Section 3582 proceedings are less akin to the original sentencing and more like a congressional act of systemic leniency.*fn3 Congress delegated authority to the Sentencing Commission to create the rules to be followed by courts when retroactively applying the amended guideline range. There is no historical or constitutional role for the Judiciary to grant leniency to prisoners based upon system-wide, post-sentencing, policy-driven sentence reductions*fn4 ; Congressional action in such an area does not, therefore, violate the constitutional grant of "judicial Power" to the federal courts.*fn5 U.S. CONST. art. III,§ 1. As the Court of

Appeals for the Ninth Circuit noted, any separation of powers attack upon "Policy Statements like 1B1.10 . . . conflicts with Supreme Court precedent, which has upheld the [Sentencing Reform Act's] broad delegation of legislative power to the Sentencing Commission against a separation of powers challenge." Fox, 631 F.3d at 1133 (citing United States v. Mistretta, 488 U.S. 361, 412 (1989)).

Although the court ordered the parties to file briefing about whether defendant has the constitutional right to attend his modification hearing, the court need not consider the issue in this opinion because defendant waived any right he may have to attend a hearing. (ECF No. 93 at 46-47.)

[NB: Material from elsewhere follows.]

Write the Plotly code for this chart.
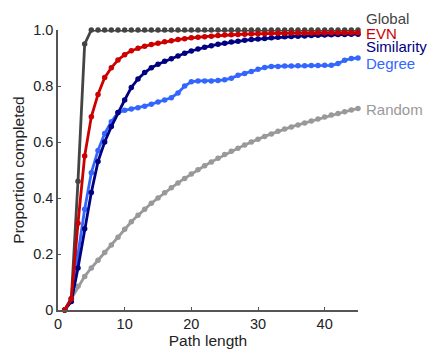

Both parties agree that the 18 U.S.C. § 3553(a) factors must be considered prior to any sentence reduction. (ECF No. 93 at 48-49; ECF No. 107 at 43.) Upon consideration of the 18 U.S.C. § 3553(a) factors, as reflected in the original sentencing hearing, and pursuant to 18 U.S.C. § 3582(c)(2), governed by Policy Statement U.S.S.G. § 1B1.10(b)(2), defendant's sentence is reduced to seventy months, which is within the amended guideline range. The court must abide by the policy statement issued by the Sentencing Commission, which does not permit the court to vary from the amended guideline range, except in situations involving substantial assistance. An amended judgment will follow this memorandum opinion and order.

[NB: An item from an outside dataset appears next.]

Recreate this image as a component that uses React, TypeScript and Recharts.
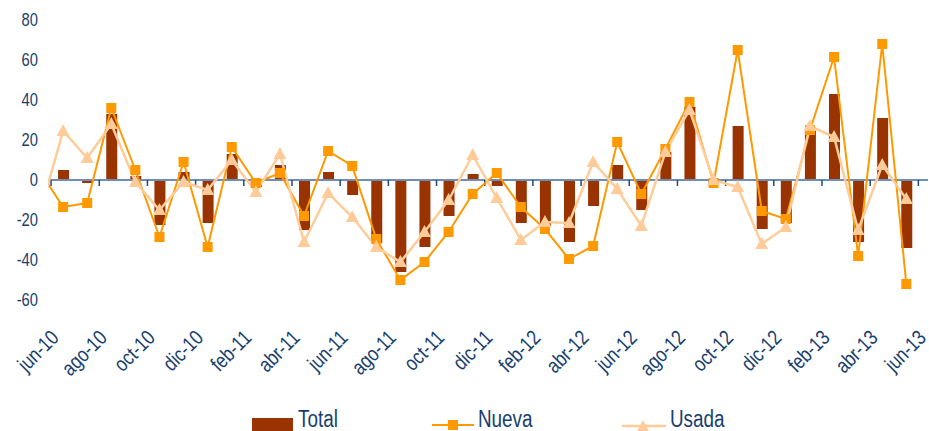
import React from "react";
import {
  ComposedChart,
  Bar,
  Line,
  XAxis,
  YAxis,
  ReferenceLine,
  Legend,
} from "recharts";

const months = [
  "jun-10", "jul-10", "ago-10", "sep-10", "oct-10", "nov-10", "dic-10",
  "ene-11", "feb-11", "mar-11", "abr-11", "may-11", "jun-11", "jul-11",
  "ago-11", "sep-11", "oct-11", "nov-11", "dic-11", "ene-12", "feb-12",
  "mar-12", "abr-12", "may-12", "jun-12", "jul-12", "ago-12", "sep-12",
  "oct-12", "nov-12", "dic-12", "ene-13", "feb-13", "mar-13", "abr-13",
  "may-13", "jun-13",
];

const total = [
  -5, 5, -1.5, 33, 2, -22.5, 4, -21.5, 13, -3.5, 7.5, -25, 4, -7.5, -31.5,
  -46, -33.5, -18, 3, -3, -21.5, -23.5, -31, -13, 7.5, -15, 14, 36.5, -1.5,
  27, -24.5, -21.5, 25.5, 43, -31, 31, -34,
];

const nueva = [
  5, -13.5, -11.5, 36, 5, -28.5, 9, -33.5, 16.5, -1.5, 3.5, -18, 14.5, 7,
  -29.5, -50, -41, -26, -7, 3.5, -13.5, -24.5, -39.5, -33, 19, -7, 15.5, 39,
  -1.5, 65, -15.5, -19.5, 25, 61.5, -38, 68, -52,
];

const usada = [
  -18, 24.5, 11, 28, -1, -15, -1, -5, 10, -6, 13, -31, -6.5, -18.5, -33.5,
  -41, -26, -10, 12.5, -9, -30, -21, -21.5, 9, -4.5, -23, 14, 35, 0, -3.5,
  -32, -23.5, 27, 21.5, -25, 7.5, -9.5,
];

const yTicks = [-60, -40, -20, 0, 20, 40, 60, 80];
const labelIdx = [0, 2, 4, 6, 8, 10, 12, 14, 16, 18, 20, 22, 24, 26, 28, 30, 32, 34, 36];
const tickBounds = labelIdx.map((i) => i + 0.5);

const data = months.map((m, i) => ({
  idx: i,
  month: m,
  Total: total[i],
  Nueva: nueva[i],
  Usada: usada[i],
}));

const FONT = "'Liberation Sans', Arial, sans-serif";
const NARROW = 0.82;
const TEXT = "#17406E";
const C_TOTAL = "#993300";
const C_NUEVA = "#FF9900";
const C_USADA = "#FFCC99";

const XTick = (props: any) => {
  const { x, y, payload } = props;
  const px = x + 21;
  const py = y + 39;
  return (
    <text
      x={0}
      y={0}
      textAnchor="end"
      fill={TEXT}
      fontSize={21}
      fontFamily={FONT}
      transform={`translate(${px}, ${py}) rotate(-45) scale(${NARROW}, 1)`}
    >
      {months[payload.value]}
    </text>
  );
};

const YTick = (props: any) => {
  const { x, y, payload } = props;
  return (
    <text
      x={0}
      y={0}
      dy="0.36em"
      textAnchor="end"
      fill={TEXT}
      fontSize={18}
      fontFamily={FONT}
      transform={`translate(${x}, ${y}) scale(${NARROW}, 1)`}
    >
      {payload.value}
    </text>
  );
};

const SquareDot = (props: any) => {
  const { cx, cy } = props;
  if (cx == null || cy == null) return <g />;
  return <rect x={cx - 5} y={cy - 5} width={10} height={10} fill={C_NUEVA} />;
};

const TriDot = (props: any) => {
  const { cx, cy } = props;
  if (cx == null || cy == null) return <g />;
  return (
    <polygon
      points={`${cx},${cy - 7} ${cx + 6.5},${cy + 5} ${cx - 6.5},${cy + 5}`}
      fill={C_USADA}
    />
  );
};

const legendText = (left: number, label: string) => (
  <span
    style={{
      position: "absolute",
      left,
      top: 7,
      fontSize: 23,
      lineHeight: "23px",
      color: TEXT,
      transform: `scaleX(${NARROW})`,
      transformOrigin: "left top",
      whiteSpace: "nowrap",
    }}
  >
    {label}
  </span>
);

const LegendContent = () => (
  <div style={{ position: "relative", width: 929, height: 30, fontFamily: FONT }}>
    <div style={{ position: "absolute", left: 252, top: 17, width: 41, height: 14, background: C_TOTAL }} />
    {legendText(298, "Total")}
    <svg style={{ position: "absolute", left: 432, top: 14 }} width={42} height={17}>
      <line x1={0} y1={10} x2={42} y2={10} stroke={C_NUEVA} strokeWidth={2} />
      <rect x={16} y={5} width={10} height={10} fill={C_NUEVA} />
    </svg>
    {legendText(478, "Nueva")}
    <svg style={{ position: "absolute", left: 622, top: 14 }} width={44} height={17}>
      <line x1={0} y1={11} x2={44} y2={11} stroke={C_USADA} strokeWidth={2.5} />
      <polygon points="21,5 27.5,17 14.5,17" fill={C_USADA} />
    </svg>
    {legendText(670, "Usada")}
  </div>
);

export default function App() {
  return (
    <div style={{ position: "absolute", left: 0, top: 0, width: 929, height: 431, background: "#fff" }}>
      <ComposedChart
        width={929}
        height={431}
        data={data}
        margin={{ top: 20, right: 1, bottom: 0, left: 0 }}
      >
        <XAxis
          dataKey="idx"
          type="number"
          domain={[0.373, 36.9]}
          allowDataOverflow
          ticks={labelIdx}
          interval={0}
          axisLine={false}
          tickLine={false}
          tickSize={0}
          tickMargin={0}
          height={101}
          tick={<XTick />}
        />
        <YAxis
          type="number"
          domain={[-60, 80]}
          ticks={yTicks}
          interval={0}
          axisLine={false}
          tickLine={false}
          tickSize={0}
          tickMargin={10}
          width={48}
          tick={<YTick />}
        />
        <Legend verticalAlign="bottom" content={<LegendContent />} wrapperStyle={{ left: 0, width: 929, bottom: 0 }} />
        <Bar dataKey="Total" fill={C_TOTAL} barSize={11} isAnimationActive={false} />
        <ReferenceLine y={0} stroke="#6F8DB5" strokeWidth={2} />
        {tickBounds.map((b) => (
          <ReferenceLine
            key={b}
            segment={[{ x: b, y: 0 }, { x: b, y: -3 }]}
            stroke="#1F497D"
            strokeWidth={1.5}
          />
        ))}
        <Line
          dataKey="Nueva"
          stroke={C_NUEVA}
          strokeWidth={2}
          dot={<SquareDot />}
          activeDot={false}
          isAnimationActive={false}
        />
        <Line
          dataKey="Usada"
          stroke={C_USADA}
          strokeWidth={2.5}
          dot={<TriDot />}
          activeDot={false}
          isAnimationActive={false}
        />
      </ComposedChart>
    </div>
  );
}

AND NOW, this 21st day of June, 2012, for the reasons set forth above, it is HEREBY ORDERED that defendant Stephen Drake's motion for retroactive application of sentencing guidelines (ECF No. 89) is GRANTED IN PART, to the extent it seeks a sentence reduction to seventy months, which is the bottom of the amended guideline range, and DENIED IN PART, to the extent it seeks any variance below the bottom end of the amended range.